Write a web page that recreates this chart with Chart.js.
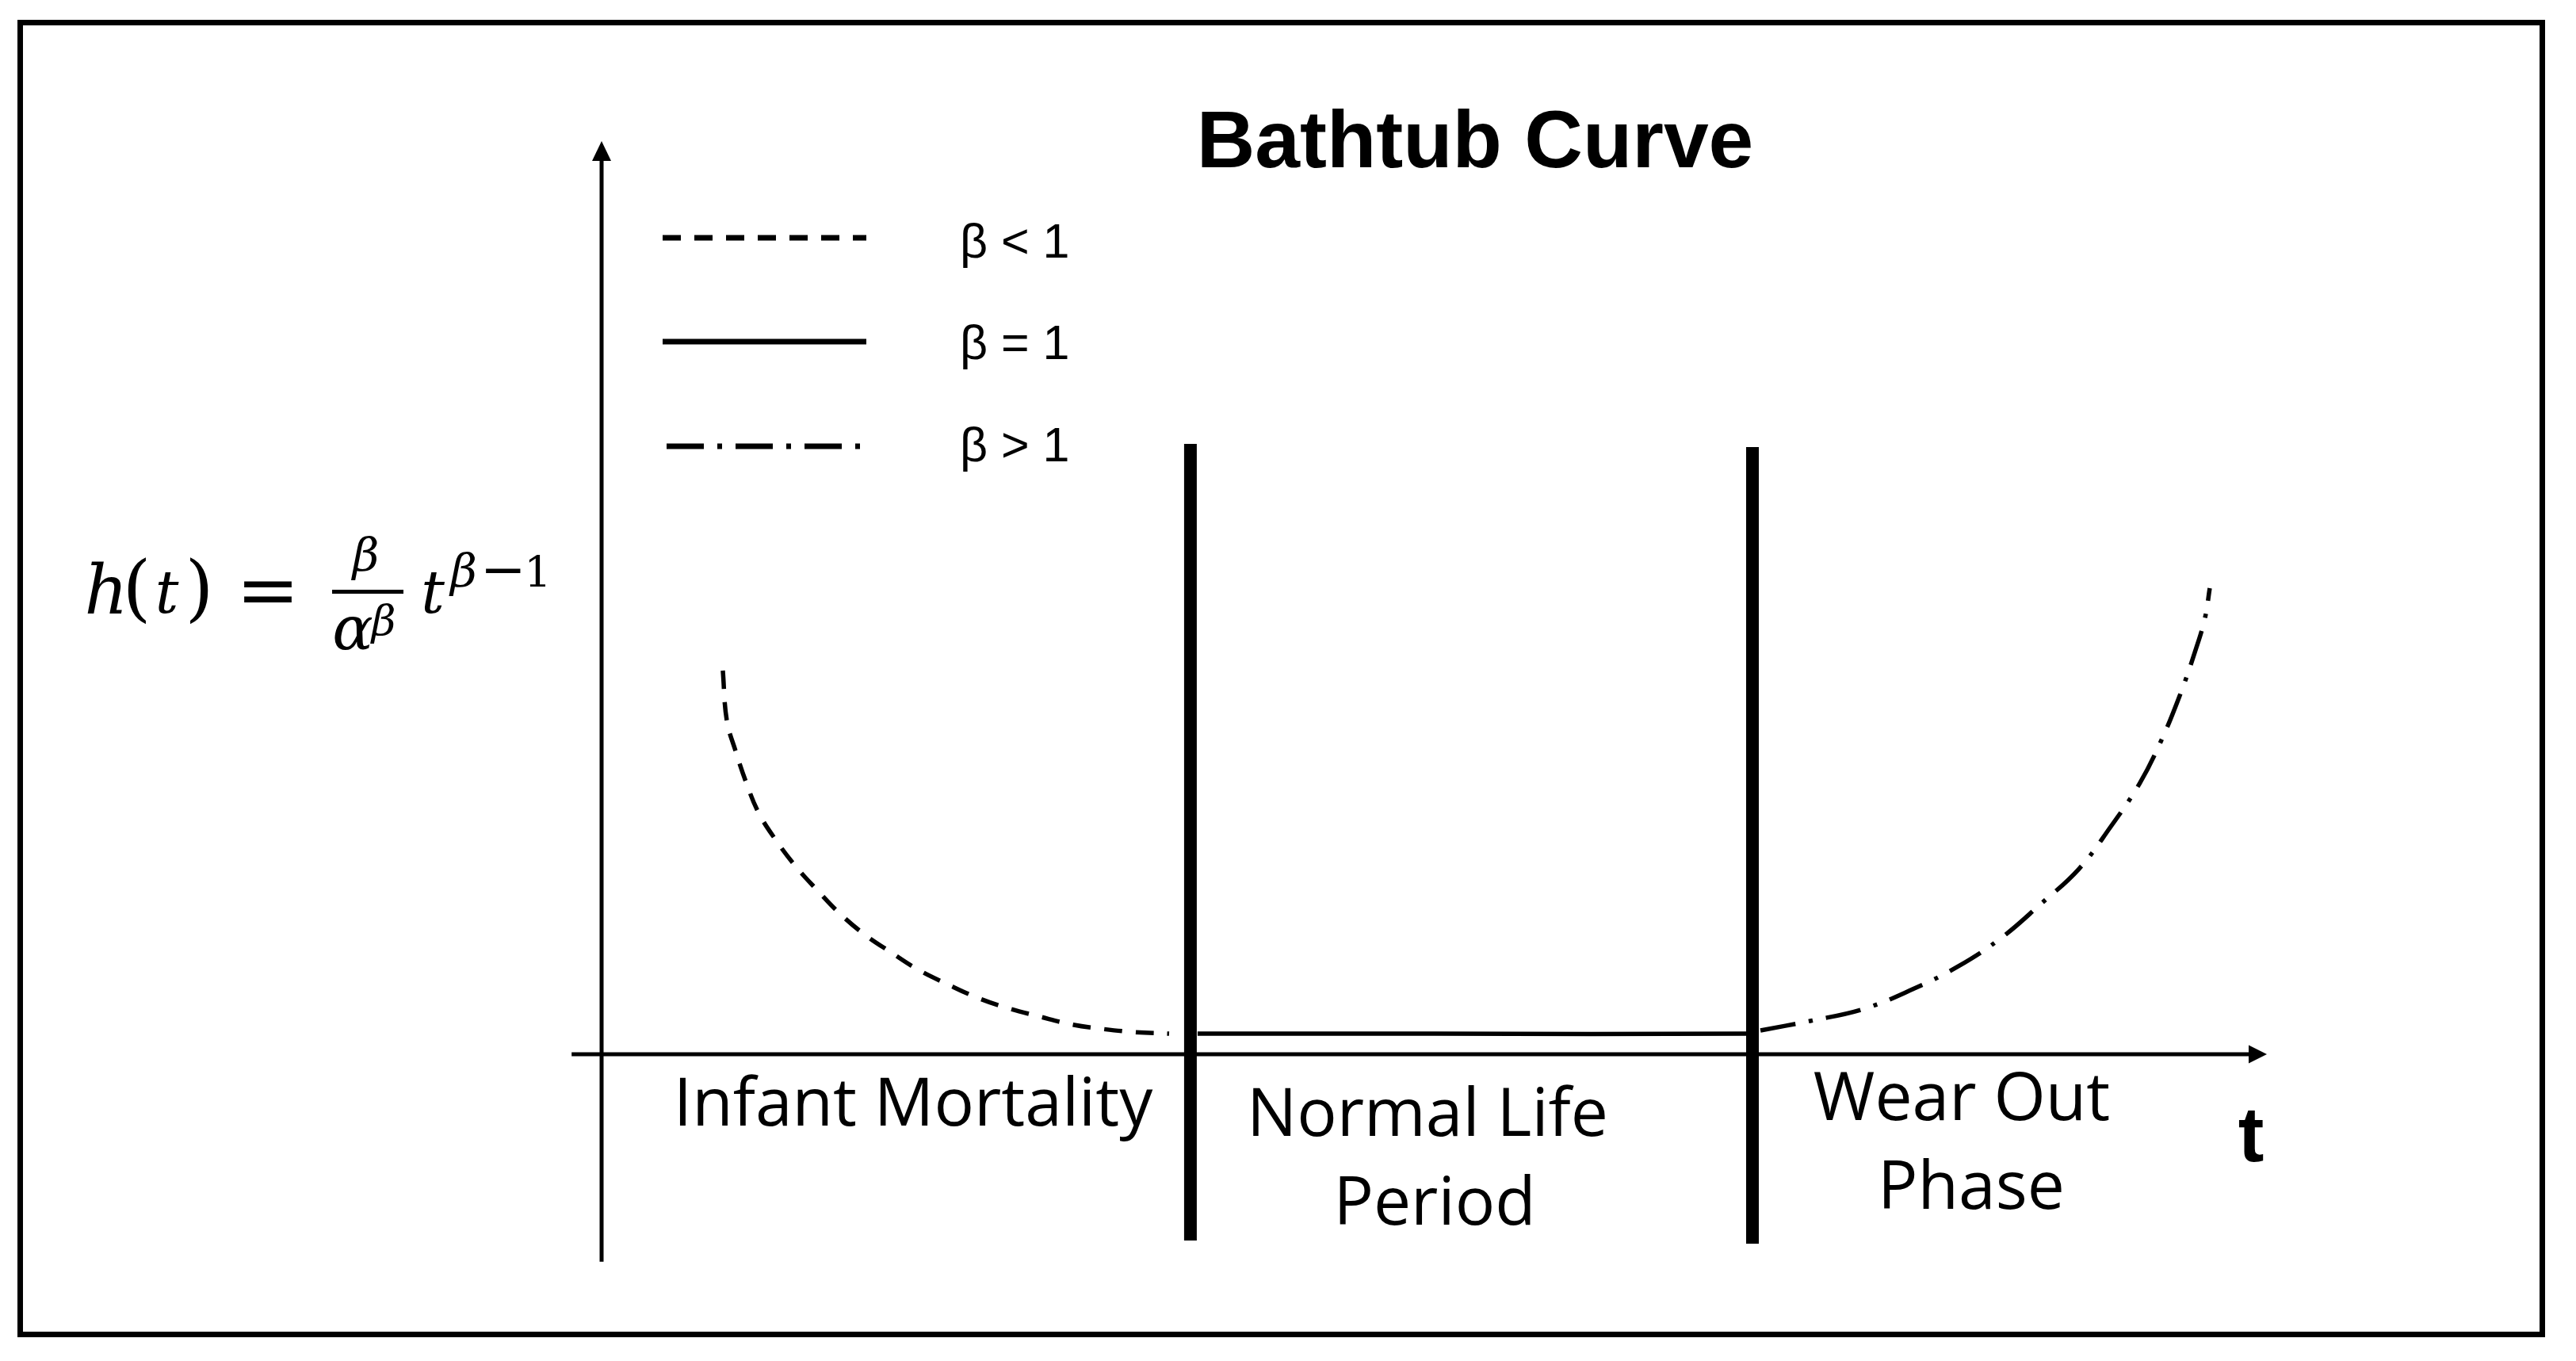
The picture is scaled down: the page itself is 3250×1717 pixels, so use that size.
<!DOCTYPE html>
<html>
<head>
<meta charset="utf-8">
<script src="https://cdn.jsdelivr.net/npm/chart.js@4"></script>
<style>
html,body{margin:0;padding:0;background:#fff;}
#wrap{width:3250px;height:1717px;position:relative;}
</style>
</head>
<body>
<div id="wrap"><canvas id="c"></canvas></div>
<script>
// ---- data (time t in %, hazard h(t) in % of plot height) ----
const infantT = [7.28, 7.52, 8.04, 8.66, 9.42, 10.47, 11.66, 12.95, 14.33, 15.80, 17.42, 18.99, 20.80, 22.61, 24.42, 26.23, 28.13, 30.03, 31.94, 34.08];
const infantH = [42.16, 36.67, 33.36, 29.97, 26.57, 23.52, 20.64, 18.03, 15.42, 13.15, 11.15, 9.32, 7.67, 6.18, 5.05, 4.18, 3.31, 2.79, 2.44, 2.26];
const normalT = [35.79, 50.0, 68.82, 69.16];
const normalH = [2.26, 2.26, 2.26, 2.53];
const wearT = [69.59, 72.58, 75.77, 78.72, 81.48, 84.06, 86.39, 88.72, 90.62, 92.34, 93.62, 94.76, 95.72, 96.29, 96.57];
const wearH = [2.61, 3.66, 4.97, 7.14, 9.67, 12.80, 16.46, 20.38, 25.00, 29.70, 34.32, 39.37, 44.43, 48.00, 51.22];
const boundaryT = [35.36, 69.11];
const boundaryTop = [67.07, 66.72];
const boundaryBottom = [-20.47, -20.82];
const xAxisExtent = [-1.8, 100];
const yAxisExtent = [-22.8, 100.35];
const legendLabels = ['β < 1', 'β = 1', 'β > 1'];
const phaseLabels = [['Infant Mortality'], ['Normal Life', 'Period'], ['Wear Out', 'Phase']];
const titleText = 'Bathtub Curve';
const xAxisLabel = 't';

const toPts = (xs, ys) => xs.map((x, i) => ({x: x, y: ys[i]}));

const DASH = [23, 17];
const DASHDOT = [45, 17, 5, 17];

const datasets = [
  {data: toPts(infantT, infantH), borderDash: DASH, borderWidth: 5.5},
  {data: toPts(normalT, normalH), borderDash: [], borderWidth: 5.5},
  {data: toPts(wearT, wearH), borderDash: DASHDOT, borderWidth: 5.5},
].concat(boundaryT.map((t, i) => ({
  data: [{x: t, y: boundaryTop[i]}, {x: t, y: boundaryBottom[i]}],
  borderDash: [], borderWidth: 16
}))).map(d => Object.assign({
  borderColor: '#000', backgroundColor: '#000', pointRadius: 0, tension: 0.4,
  fill: false, clip: false, borderCapStyle: 'butt'
}, d));

function fitGlyph(ctx, ch, fontFn, x0, x1, y0, y1, mode) {
  ctx.font = fontFn(100);
  let m = ctx.measureText(ch);
  const w = m.width;
  const h = m.actualBoundingBoxAscent + m.actualBoundingBoxDescent;
  const size = mode === 'w' ? 100 * (x1 - x0) / w : 100 * (y1 - y0) / h;
  ctx.font = fontFn(size);
  m = ctx.measureText(ch);
  const cx = (x0 + x1) / 2, cy = (y0 + y1) / 2;
  const y = cy + (m.actualBoundingBoxAscent - m.actualBoundingBoxDescent) / 2;
  ctx.textAlign = 'center';
  ctx.textBaseline = 'alphabetic';
  ctx.fillText(ch, cx, y);
}

const decor = {
  id: 'decor',
  beforeDatasetsDraw(chart) {
    const ctx = chart.ctx;
    const xs = chart.scales.x, ys = chart.scales.y;
    ctx.save();
    ctx.fillStyle = '#000';
    ctx.strokeStyle = '#000';
    // frame
    ctx.lineWidth = 7;
    ctx.setLineDash([]);
    ctx.strokeRect(25.5, 28.5, 3182, 1655);
    // axes
    const x0 = xs.getPixelForValue(0), y0 = ys.getPixelForValue(0);
    const yTop = ys.getPixelForValue(yAxisExtent[1]);
    const yBot = ys.getPixelForValue(yAxisExtent[0]);
    const xL = xs.getPixelForValue(xAxisExtent[0]);
    const xR = xs.getPixelForValue(xAxisExtent[1]);
    ctx.lineWidth = 5;
    ctx.beginPath();
    ctx.moveTo(x0, yBot); ctx.lineTo(x0, yTop + 20);
    ctx.moveTo(xL, y0); ctx.lineTo(xR - 20, y0);
    ctx.stroke();
    ctx.beginPath();
    ctx.moveTo(x0, yTop); ctx.lineTo(x0 - 12, yTop + 25); ctx.lineTo(x0 + 12, yTop + 25); ctx.closePath();
    ctx.fill();
    ctx.beginPath();
    ctx.moveTo(xR, y0); ctx.lineTo(xR - 23, y0 - 11.5); ctx.lineTo(xR - 23, y0 + 11.5); ctx.closePath();
    ctx.fill();
    ctx.restore();
  },
  afterDraw(chart) {
    const ctx = chart.ctx;
    ctx.save();
    ctx.fillStyle = '#000';
    ctx.strokeStyle = '#000';
    // title
    ctx.font = 'bold 102px "Liberation Sans", Arial, sans-serif';
    ctx.textAlign = 'center';
    ctx.textBaseline = 'alphabetic';
    ctx.fillText(titleText, 1861, 211);
    // axis label t
    ctx.font = 'bold 98px "Liberation Sans", Arial, sans-serif';
    ctx.fillText(xAxisLabel, 2840, 1465);
    // legend
    const legY = [300, 431, 563];
    const legX = [[836, 1093], [836, 1093], [841, 1087]];
    const legDash = [DASH, [], [47, 17, 6, 17]];
    const legBase = [325, 453, 582];
    ctx.lineWidth = 7;
    ctx.lineCap = 'butt';
    legendLabels.forEach((lab, i) => {
      ctx.setLineDash(legDash[i]);
      ctx.beginPath();
      ctx.moveTo(legX[i][0], legY[i]);
      ctx.lineTo(legX[i][1], legY[i]);
      ctx.stroke();
      ctx.setLineDash([]);
      ctx.font = '61px "Liberation Sans", Arial, sans-serif';
      ctx.textAlign = 'left';
      ctx.fillText(lab, 1211, legBase[i]);
    });
    // phase labels
    ctx.font = '84px "Open Sans", "Noto Sans", sans-serif';
    ctx.textAlign = 'center';
    const phasePos = [[[1152, 1420]], [[1801, 1433], [1810, 1545]], [[2475, 1413], [2487, 1525]]];
    phaseLabels.forEach((lines, i) => {
      lines.forEach((ln, j) => ctx.fillText(ln, phasePos[i][j][0], phasePos[i][j][1]));
    });
    // formula h(t) = beta / alpha^beta t^(beta-1)
    const it = s => 'italic ' + s + 'px "DejaVu Serif", "Liberation Serif", serif';
    const rm = s => s + 'px "DejaVu Serif", "Liberation Serif", serif';
    fitGlyph(ctx, 'h', it, 111, 157, 708, 773, 'h');
    fitGlyph(ctx, '(', rm, 161, 184, 703, 788, 'h');
    fitGlyph(ctx, 't', it, 190, 231, 722, 773, 'h');
    fitGlyph(ctx, ')', rm, 240, 263, 703, 788, 'h');
    fitGlyph(ctx, '=', rm, 298, 378, 733, 759, 'w');
    fitGlyph(ctx, 'β', it, 443, 480, 675, 732, 'h');
    ctx.fillRect(419, 744, 90, 5);
    fitGlyph(ctx, 'α', it, 423, 467, 778, 820, 'h');
    fitGlyph(ctx, 'β', it, 468, 500, 760, 812, 'h');
    fitGlyph(ctx, 't', it, 530, 562, 722, 773, 'h');
    fitGlyph(ctx, 'β', it, 568, 602, 695, 752, 'h');
    fitGlyph(ctx, '−', rm, 606, 664, 717, 723, 'w');
    fitGlyph(ctx, '1', rm, 665, 692, 700, 740, 'h');
    ctx.restore();
  }
};

new Chart(document.getElementById('c'), {
  type: 'line',
  data: {datasets: datasets},
  options: {
    responsive: true,
    maintainAspectRatio: false,
    animation: false,
    events: [],
    layout: {padding: {left: 759, right: 390, top: 182, bottom: 387}},
    plugins: {legend: {display: false}, title: {display: false}, tooltip: {enabled: false}},
    scales: {
      x: {type: 'linear', min: 0, max: 100, display: false},
      y: {type: 'linear', min: 0, max: 100, display: false}
    }
  },
  plugins: [decor]
});
</script>
</body>
</html>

────────────────

Challenge —
Repeat, word for word, only the lines from the line holding "The picture is" through the line holding "const DASHDOT = [45, 17, 5, 17];", with both of those lines included.

Right answer —
The picture is scaled down: the page itself is 3250×1717 pixels, so use that size.
<!DOCTYPE html>
<html>
<head>
<meta charset="utf-8">
<script src="https://cdn.jsdelivr.net/npm/chart.js@4"></script>
<style>
html,body{margin:0;padding:0;background:#fff;}
#wrap{width:3250px;height:1717px;position:relative;}
</style>
</head>
<body>
<div id="wrap"><canvas id="c"></canvas></div>
<script>
// ---- data (time t in %, hazard h(t) in % of plot height) ----
const infantT = [7.28, 7.52, 8.04, 8.66, 9.42, 10.47, 11.66, 12.95, 14.33, 15.80, 17.42, 18.99, 20.80, 22.61, 24.42, 26.23, 28.13, 30.03, 31.94, 34.08];
const infantH = [42.16, 36.67, 33.36, 29.97, 26.57, 23.52, 20.64, 18.03, 15.42, 13.15, 11.15, 9.32, 7.67, 6.18, 5.05, 4.18, 3.31, 2.79, 2.44, 2.26];
const normalT = [35.79, 50.0, 68.82, 69.16];
const normalH = [2.26, 2.26, 2.26, 2.53];
const wearT = [69.59, 72.58, 75.77, 78.72, 81.48, 84.06, 86.39, 88.72, 90.62, 92.34, 93.62, 94.76, 95.72, 96.29, 96.57];
const wearH = [2.61, 3.66, 4.97, 7.14, 9.67, 12.80, 16.46, 20.38, 25.00, 29.70, 34.32, 39.37, 44.43, 48.00, 51.22];
const boundaryT = [35.36, 69.11];
const boundaryTop = [67.07, 66.72];
const boundaryBottom = [-20.47, -20.82];
const xAxisExtent = [-1.8, 100];
const yAxisExtent = [-22.8, 100.35];
const legendLabels = ['β < 1', 'β = 1', 'β > 1'];
const phaseLabels = [['Infant Mortality'], ['Normal Life', 'Period'], ['Wear Out', 'Phase']];
const titleText = 'Bathtub Curve';
const xAxisLabel = 't';

const toPts = (xs, ys) => xs.map((x, i) => ({x: x, y: ys[i]}));

const DASH = [23, 17];
const DASHDOT = [45, 17, 5, 17];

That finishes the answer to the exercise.